Generative models for decision-making under distributional shift
Cheng, Xiuyuan, Zhu, Yunqin, Xie, Yao
Many data-driven decision problems are formulated using a nominal distribution estimated from historical data, while performance is ultimately determined by a deployment distribution that may be shifted, context-dependent, partially observed, or stress-induced. This tutorial presents modern generative models, particularly flow- and score-based methods, as mathematical tools for constructing decision-relevant distributions. From an operations research perspective, their primary value lies not in unconstrained sample synthesis but in representing and transforming distributions through transport maps, velocity fields, score fields, and guided stochastic dynamics. We present a unified framework based on pushforward maps, continuity, Fokker-Planck equations, Wasserstein geometry, and optimization in probability space.
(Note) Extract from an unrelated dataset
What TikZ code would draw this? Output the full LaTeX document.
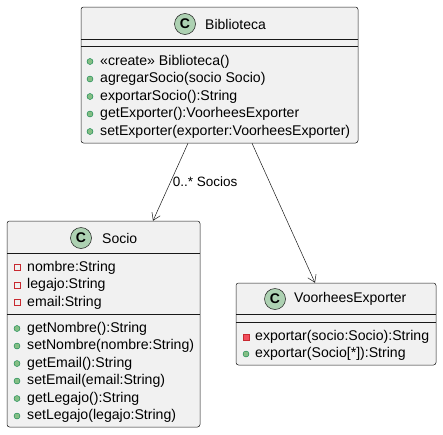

Within this framework, generative models can be used to learn nominal uncertainty, construct stressed or least-favorable distributions for robustness, and produce conditional or posterior distributions under side information and partial observation. We also highlight representative theoretical guarantees, including forward-reverse convergence for iterative flow models, first-order minimax analysis in transport-map space, and error-transfer bounds for posterior sampling with generative priors. The tutorial provides a principled introduction to using generative models for scenario generation, robust decision-making, uncertainty quantification, and related problems under distributional shift.